Portugal



Spill Notification Point

Direcção-Geral da Autoridade Marítima (DGAM) (for oil and HNS)

Maritime Authority Directorate General Praça do Comércio - 1100-148 Lisboa

Tel/Fax: +351 21 346 9221 or +351 21 325 5466
Fax: +351 21 342 4137

Competent National Authority

Details as above.


Response Arrangements

The competent authority for dealing with marine pollution is the Direcção-Geral da Autoridade Marítima (DGAM), under the auspices of the National Maritime Authority (Navy) and the Ministry of Defence.  DGAM coordinates, at national level, the response to marine pollution at sea and on shore.  A national contingency plan - “Plano Mar Limpo” (Clean Sea Plan) - was approved in April 1993. This includes regional and local emergency plans. DGAM operates a Marine Pollution Response Service (Serviço de Combate à Poluição do Mar por Hidrocarbonetos), a central service with technical expertise in pollution prevention and combat. Spills are handled at one of the following four levels, depending on their seriousness:

4th level – by the Port Administration, when there is no pollution or for the smallest spills, ie in harbour areas;

3rd level – by the local maritime authority (capitão do porto) for spills where impact is limited to the area of its jurisdiction (capitania);

2nd level – by the regional maritime authority (chefe do departamento marítimo) for spills where impact crosses several local jurisdictions;

1st level – by the Director-General of the National Maritime Authority (director-geral da Autoridade Marítima) for major oil spills with national impact.There are enhanced logistics centres at regional level, to support operations at all levels and to try to make the most efficient use of limited resources.

As part of the Lisbon Agreement, the International Center for Pollution Response in the North East Atlantic (CILPAN) was established in Lisbon in 1990 to coordinate response between member states during an incident


Response Policy

The national contingency plan gives priority to containment and recovery at sea.
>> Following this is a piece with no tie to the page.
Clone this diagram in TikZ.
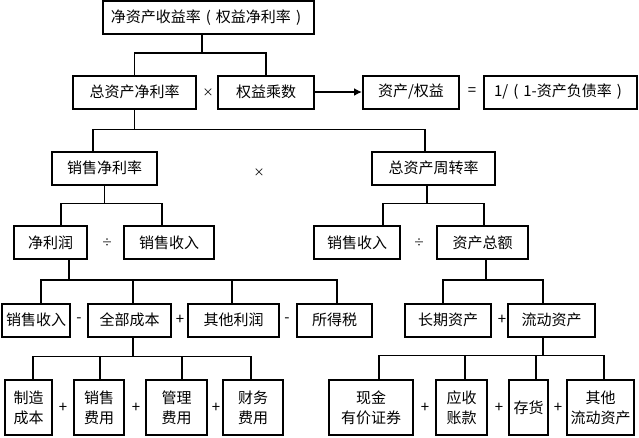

As a general rule, the use of dispersants is not permitted, but they can be authorised on a case by case basis when the oil spill is offshore, in deep water and away from any sensitive fishery area. The Ministries of Environment and Health are the responsible authorities for granting permission to use dispersants.  The Ministry for the Environment is responsible for identifying sensitive areas and storage places (temporary and final) for waste collected during clean-up operations.


Equipment

Government & Private

The Portuguese Navy has a landing craft, NRP “Bacamarte”, fitted for, but not with, a “V-Sweep” on the starboard side for marine pollution response operations.  The National Maritime Authority has two small skimmers, UAM “Enchente” and UAM “Vazante”, for marine pollution response operations in restricted waters. It also has various equipment located at five main locations: Leixões, Lisboa/Setúbal, Faro, Funchal (Madeira) and Ponta Delgada (São Miguel island–Azores). This consists of dispersants, most types of booms and skimmers, and shoreline clean-up equipment.  All Portuguese ports have their own contingency plans and some equipment adequate for the areas under their jurisdiction.


Previous Spill Experience

In 1989 25,000 tonnes of heavily weathered oil from the tanker ARAGON (1989/1990) impacted the shoreline of Porto Santo Island (Madeira). A protracted clean-up using skimmers and heavy duty pumps followed. The recovered oil was stored in pits behind the shore before being shipped for recycling. The tanker CERCAL (1994) grounded outside Leixões harbor spilling 3000 tonnes of light crude. Mechanical recovery equipment was deployed to recover oil in the harbor and at sea, while the beaches were cleaned manually. In total, the Marine Pollution Response Service has registered over 2000 oil spills since 1971 (data provided 2009).


Hazardous & Noxious Sunstance (HNS)

Response arrangements for spills of HNS are the same as for oil.  Portugal has not carried out any risk assessments specifically for the transport of HNS. Its capability for responding to HNS incidents is limited and mainly relies on the same resources as for oil pollution.  Portugal does not currently have any specialised equipment for monitoring HNS spills, nor specialised vessels, a specialised response team or specialised body providing scientific advice on marine incidents involving HNS. (Information from EMSA 2008).

Conventions

Prevention & Safety

MARPOL Annexes        
73/78 III IV V VI

Spill Response

   
OPRC '90 OPRC HNS

Compensation

CLC     Fund Supp HNS* Bunker
'69 '76 '92 '92 Fund    
       

* not yet in force  

The conventions are extended to the dependent territories of The Azores and Madeira. 


Regional and bilateral agreements

  • Lisbon Agreement (with France, Spain and Morocco).
  • Member of the European Community Task Force.